#### WHAT YOU WILL DO
Exactly the lines from the line with "What TikZ code" to the line with "minimum width=20.65cm, minimum" should be extracted, both included, with no other lines.
++++++++
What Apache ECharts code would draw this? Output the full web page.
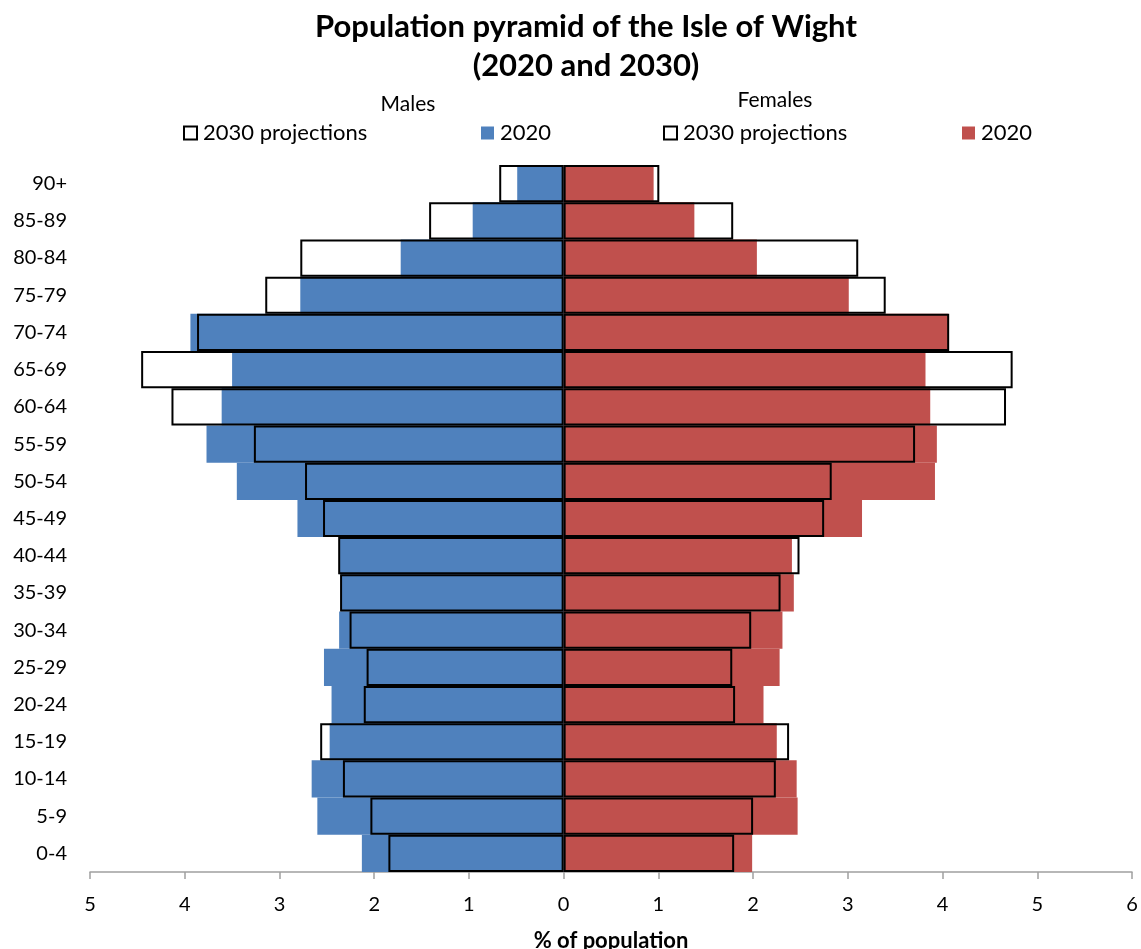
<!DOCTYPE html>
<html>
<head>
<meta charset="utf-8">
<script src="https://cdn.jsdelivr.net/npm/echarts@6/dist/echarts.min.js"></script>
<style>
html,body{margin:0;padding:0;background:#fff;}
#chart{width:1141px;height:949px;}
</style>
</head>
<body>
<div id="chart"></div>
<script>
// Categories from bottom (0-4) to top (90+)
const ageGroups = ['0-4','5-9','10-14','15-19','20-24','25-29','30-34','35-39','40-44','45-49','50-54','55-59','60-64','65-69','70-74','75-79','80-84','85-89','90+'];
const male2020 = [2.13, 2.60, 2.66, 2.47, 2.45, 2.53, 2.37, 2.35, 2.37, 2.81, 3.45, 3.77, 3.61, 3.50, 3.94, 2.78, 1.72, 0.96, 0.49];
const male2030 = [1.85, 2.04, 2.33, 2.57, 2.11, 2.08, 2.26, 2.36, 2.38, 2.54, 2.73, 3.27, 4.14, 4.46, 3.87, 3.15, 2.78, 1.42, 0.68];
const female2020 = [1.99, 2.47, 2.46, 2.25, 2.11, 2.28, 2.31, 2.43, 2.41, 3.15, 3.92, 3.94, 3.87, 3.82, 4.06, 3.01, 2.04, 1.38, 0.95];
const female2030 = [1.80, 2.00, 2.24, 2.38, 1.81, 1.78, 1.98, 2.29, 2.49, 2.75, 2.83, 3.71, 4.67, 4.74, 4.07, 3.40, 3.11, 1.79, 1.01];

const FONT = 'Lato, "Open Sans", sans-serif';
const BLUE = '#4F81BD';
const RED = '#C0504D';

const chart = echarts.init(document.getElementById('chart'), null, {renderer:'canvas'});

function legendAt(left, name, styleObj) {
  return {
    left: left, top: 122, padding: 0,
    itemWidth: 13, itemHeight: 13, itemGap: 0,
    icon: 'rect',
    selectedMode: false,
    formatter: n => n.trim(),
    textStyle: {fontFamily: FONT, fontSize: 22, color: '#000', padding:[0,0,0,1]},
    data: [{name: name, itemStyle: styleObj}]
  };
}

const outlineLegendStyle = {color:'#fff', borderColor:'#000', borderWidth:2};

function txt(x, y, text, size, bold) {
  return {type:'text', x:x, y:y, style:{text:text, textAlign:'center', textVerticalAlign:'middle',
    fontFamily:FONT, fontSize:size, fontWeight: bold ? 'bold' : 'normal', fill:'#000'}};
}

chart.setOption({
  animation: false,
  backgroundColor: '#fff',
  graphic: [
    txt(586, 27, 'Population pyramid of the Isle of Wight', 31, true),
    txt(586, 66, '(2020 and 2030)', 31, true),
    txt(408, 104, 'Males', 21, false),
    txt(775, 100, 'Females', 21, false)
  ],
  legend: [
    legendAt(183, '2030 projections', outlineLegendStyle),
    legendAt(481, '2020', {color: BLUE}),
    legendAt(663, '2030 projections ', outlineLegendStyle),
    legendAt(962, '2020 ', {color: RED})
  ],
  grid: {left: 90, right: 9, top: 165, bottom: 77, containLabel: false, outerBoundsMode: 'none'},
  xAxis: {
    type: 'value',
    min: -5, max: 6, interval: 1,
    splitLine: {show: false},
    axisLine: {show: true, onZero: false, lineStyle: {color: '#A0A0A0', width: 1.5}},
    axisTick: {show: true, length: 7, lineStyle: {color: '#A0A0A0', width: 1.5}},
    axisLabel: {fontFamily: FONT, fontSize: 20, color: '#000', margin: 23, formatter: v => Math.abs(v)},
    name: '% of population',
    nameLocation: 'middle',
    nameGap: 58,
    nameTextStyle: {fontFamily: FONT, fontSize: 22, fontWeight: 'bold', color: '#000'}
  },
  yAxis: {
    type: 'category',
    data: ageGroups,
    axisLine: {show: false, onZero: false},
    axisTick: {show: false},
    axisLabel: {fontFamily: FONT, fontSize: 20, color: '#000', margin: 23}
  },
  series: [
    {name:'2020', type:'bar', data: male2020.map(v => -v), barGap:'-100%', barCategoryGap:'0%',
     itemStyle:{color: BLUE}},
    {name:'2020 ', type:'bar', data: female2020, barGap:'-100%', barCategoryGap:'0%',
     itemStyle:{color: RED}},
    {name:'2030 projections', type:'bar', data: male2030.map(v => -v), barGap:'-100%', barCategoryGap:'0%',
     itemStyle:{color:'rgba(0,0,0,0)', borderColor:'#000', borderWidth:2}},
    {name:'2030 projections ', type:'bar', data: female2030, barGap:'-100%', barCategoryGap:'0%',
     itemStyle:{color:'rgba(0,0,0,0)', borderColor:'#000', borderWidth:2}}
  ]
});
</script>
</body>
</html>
++++++++
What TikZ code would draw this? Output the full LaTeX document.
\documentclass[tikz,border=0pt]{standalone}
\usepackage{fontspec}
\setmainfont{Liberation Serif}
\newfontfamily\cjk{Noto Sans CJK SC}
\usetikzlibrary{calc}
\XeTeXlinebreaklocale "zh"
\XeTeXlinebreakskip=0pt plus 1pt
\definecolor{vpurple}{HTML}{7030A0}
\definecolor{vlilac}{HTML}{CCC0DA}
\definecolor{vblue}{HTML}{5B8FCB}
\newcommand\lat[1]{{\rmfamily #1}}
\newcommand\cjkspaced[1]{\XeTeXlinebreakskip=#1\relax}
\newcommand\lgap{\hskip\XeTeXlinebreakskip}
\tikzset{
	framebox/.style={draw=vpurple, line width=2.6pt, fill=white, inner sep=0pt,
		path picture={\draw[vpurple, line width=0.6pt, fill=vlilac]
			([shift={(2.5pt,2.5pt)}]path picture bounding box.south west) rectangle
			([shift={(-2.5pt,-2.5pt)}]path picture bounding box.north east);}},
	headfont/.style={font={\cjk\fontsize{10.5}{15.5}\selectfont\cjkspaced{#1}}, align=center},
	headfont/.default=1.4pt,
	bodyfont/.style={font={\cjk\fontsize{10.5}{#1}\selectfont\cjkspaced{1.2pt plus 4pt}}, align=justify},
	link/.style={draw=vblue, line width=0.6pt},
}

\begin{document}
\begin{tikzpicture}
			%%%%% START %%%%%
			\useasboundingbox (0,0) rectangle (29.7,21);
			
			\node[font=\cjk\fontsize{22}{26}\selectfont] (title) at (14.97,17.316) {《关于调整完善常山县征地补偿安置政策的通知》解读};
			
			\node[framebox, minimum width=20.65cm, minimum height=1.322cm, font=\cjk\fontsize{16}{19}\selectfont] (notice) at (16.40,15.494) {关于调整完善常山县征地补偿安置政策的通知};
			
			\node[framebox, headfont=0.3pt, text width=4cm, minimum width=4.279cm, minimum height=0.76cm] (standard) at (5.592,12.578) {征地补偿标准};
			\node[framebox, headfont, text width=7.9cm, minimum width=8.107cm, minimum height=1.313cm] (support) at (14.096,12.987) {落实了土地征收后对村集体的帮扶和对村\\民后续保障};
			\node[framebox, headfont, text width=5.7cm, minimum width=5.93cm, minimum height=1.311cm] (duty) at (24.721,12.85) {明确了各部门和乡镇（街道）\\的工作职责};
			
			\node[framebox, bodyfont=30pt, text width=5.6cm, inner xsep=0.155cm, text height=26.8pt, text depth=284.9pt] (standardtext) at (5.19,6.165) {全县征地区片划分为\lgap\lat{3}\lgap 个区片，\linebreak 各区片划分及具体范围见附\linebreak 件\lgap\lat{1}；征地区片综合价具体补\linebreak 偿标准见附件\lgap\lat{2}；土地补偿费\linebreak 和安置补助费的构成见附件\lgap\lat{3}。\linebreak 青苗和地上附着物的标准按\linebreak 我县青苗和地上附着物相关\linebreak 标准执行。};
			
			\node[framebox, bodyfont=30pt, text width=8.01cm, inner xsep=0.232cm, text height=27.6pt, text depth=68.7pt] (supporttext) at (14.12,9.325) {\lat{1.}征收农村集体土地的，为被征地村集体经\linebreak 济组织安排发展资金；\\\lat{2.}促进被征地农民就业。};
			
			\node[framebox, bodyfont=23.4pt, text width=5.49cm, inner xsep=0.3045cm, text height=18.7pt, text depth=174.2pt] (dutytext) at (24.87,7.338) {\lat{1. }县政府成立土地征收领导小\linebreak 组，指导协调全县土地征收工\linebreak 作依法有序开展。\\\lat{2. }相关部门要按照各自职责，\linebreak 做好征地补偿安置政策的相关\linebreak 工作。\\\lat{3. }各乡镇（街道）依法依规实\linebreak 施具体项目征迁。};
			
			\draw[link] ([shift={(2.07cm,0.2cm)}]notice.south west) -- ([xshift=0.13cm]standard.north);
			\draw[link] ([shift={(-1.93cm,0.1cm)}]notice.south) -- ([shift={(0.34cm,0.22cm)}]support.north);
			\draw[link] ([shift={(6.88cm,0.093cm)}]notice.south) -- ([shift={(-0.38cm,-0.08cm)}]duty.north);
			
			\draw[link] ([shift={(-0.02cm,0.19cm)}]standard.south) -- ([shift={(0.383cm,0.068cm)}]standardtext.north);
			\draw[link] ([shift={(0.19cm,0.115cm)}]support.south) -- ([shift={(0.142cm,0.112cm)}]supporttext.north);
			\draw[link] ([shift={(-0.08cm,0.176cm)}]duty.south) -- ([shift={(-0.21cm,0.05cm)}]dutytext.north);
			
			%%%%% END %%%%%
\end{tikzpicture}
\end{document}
++++++++
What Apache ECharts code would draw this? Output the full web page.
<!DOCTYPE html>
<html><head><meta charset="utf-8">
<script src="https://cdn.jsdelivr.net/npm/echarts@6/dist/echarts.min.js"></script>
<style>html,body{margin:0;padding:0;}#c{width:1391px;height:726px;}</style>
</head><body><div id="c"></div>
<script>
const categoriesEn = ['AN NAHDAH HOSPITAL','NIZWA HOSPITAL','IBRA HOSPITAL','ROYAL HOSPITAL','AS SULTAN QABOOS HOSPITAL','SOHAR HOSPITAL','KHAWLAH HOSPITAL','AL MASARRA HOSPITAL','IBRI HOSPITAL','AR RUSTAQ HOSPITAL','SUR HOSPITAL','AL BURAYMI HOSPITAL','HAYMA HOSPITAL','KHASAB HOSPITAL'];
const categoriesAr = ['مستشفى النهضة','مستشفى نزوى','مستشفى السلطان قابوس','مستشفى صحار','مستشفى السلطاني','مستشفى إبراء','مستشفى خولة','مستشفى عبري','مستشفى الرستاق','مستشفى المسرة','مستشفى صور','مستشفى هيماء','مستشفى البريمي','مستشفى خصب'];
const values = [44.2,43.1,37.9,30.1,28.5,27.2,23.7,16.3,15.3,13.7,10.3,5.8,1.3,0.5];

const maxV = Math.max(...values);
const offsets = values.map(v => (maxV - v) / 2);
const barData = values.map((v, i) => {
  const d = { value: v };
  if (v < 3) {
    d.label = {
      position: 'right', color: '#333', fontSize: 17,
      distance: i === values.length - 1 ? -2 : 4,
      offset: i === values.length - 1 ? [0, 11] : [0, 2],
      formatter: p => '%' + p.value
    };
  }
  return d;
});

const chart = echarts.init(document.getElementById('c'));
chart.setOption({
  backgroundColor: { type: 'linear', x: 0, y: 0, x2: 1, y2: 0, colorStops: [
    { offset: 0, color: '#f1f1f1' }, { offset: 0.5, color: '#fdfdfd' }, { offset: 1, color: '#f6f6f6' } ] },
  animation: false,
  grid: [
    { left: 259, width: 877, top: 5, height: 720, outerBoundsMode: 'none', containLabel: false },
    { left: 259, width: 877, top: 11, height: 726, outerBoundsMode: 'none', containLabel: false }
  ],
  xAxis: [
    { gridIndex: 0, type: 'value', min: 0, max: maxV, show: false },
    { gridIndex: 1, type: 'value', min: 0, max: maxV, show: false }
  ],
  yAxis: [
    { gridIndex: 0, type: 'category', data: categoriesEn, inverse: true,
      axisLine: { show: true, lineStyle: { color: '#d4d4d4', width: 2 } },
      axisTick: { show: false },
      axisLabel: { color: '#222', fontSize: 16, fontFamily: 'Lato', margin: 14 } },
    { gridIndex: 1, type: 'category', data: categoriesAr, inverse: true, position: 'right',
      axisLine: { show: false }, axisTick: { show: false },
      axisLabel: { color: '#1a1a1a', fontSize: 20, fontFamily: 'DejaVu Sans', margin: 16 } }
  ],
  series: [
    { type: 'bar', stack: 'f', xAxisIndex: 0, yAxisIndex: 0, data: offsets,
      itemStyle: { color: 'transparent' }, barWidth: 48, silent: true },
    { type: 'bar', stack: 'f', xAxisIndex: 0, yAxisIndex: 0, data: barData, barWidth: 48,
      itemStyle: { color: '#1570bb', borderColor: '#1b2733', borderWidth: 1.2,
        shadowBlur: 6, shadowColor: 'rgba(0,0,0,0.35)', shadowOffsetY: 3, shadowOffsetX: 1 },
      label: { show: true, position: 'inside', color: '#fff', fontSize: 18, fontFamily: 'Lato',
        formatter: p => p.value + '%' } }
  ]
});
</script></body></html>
++++++++
#### THE RESPONSE
What TikZ code would draw this? Output the full LaTeX document.
\documentclass[tikz,border=0pt]{standalone}
\usepackage{fontspec}
\setmainfont{Liberation Serif}
\newfontfamily\cjk{Noto Sans CJK SC}
\usetikzlibrary{calc}
\XeTeXlinebreaklocale "zh"
\XeTeXlinebreakskip=0pt plus 1pt
\definecolor{vpurple}{HTML}{7030A0}
\definecolor{vlilac}{HTML}{CCC0DA}
\definecolor{vblue}{HTML}{5B8FCB}
\newcommand\lat[1]{{\rmfamily #1}}
\newcommand\cjkspaced[1]{\XeTeXlinebreakskip=#1\relax}
\newcommand\lgap{\hskip\XeTeXlinebreakskip}
\tikzset{
	framebox/.style={draw=vpurple, line width=2.6pt, fill=white, inner sep=0pt,
		path picture={\draw[vpurple, line width=0.6pt, fill=vlilac]
			([shift={(2.5pt,2.5pt)}]path picture bounding box.south west) rectangle
			([shift={(-2.5pt,-2.5pt)}]path picture bounding box.north east);}},
	headfont/.style={font={\cjk\fontsize{10.5}{15.5}\selectfont\cjkspaced{#1}}, align=center},
	headfont/.default=1.4pt,
	bodyfont/.style={font={\cjk\fontsize{10.5}{#1}\selectfont\cjkspaced{1.2pt plus 4pt}}, align=justify},
	link/.style={draw=vblue, line width=0.6pt},
}

\begin{document}
\begin{tikzpicture}
			%%%%% START %%%%%
			\useasboundingbox (0,0) rectangle (29.7,21);
			
			\node[font=\cjk\fontsize{22}{26}\selectfont] (title) at (14.97,17.316) {《关于调整完善常山县征地补偿安置政策的通知》解读};
			
			\node[framebox, minimum width=20.65cm, minimum height=1.322cm, font=\cjk\fontsize{16}{19}\selectfont] (notice) at (16.40,15.494) {关于调整完善常山县征地补偿安置政策的通知};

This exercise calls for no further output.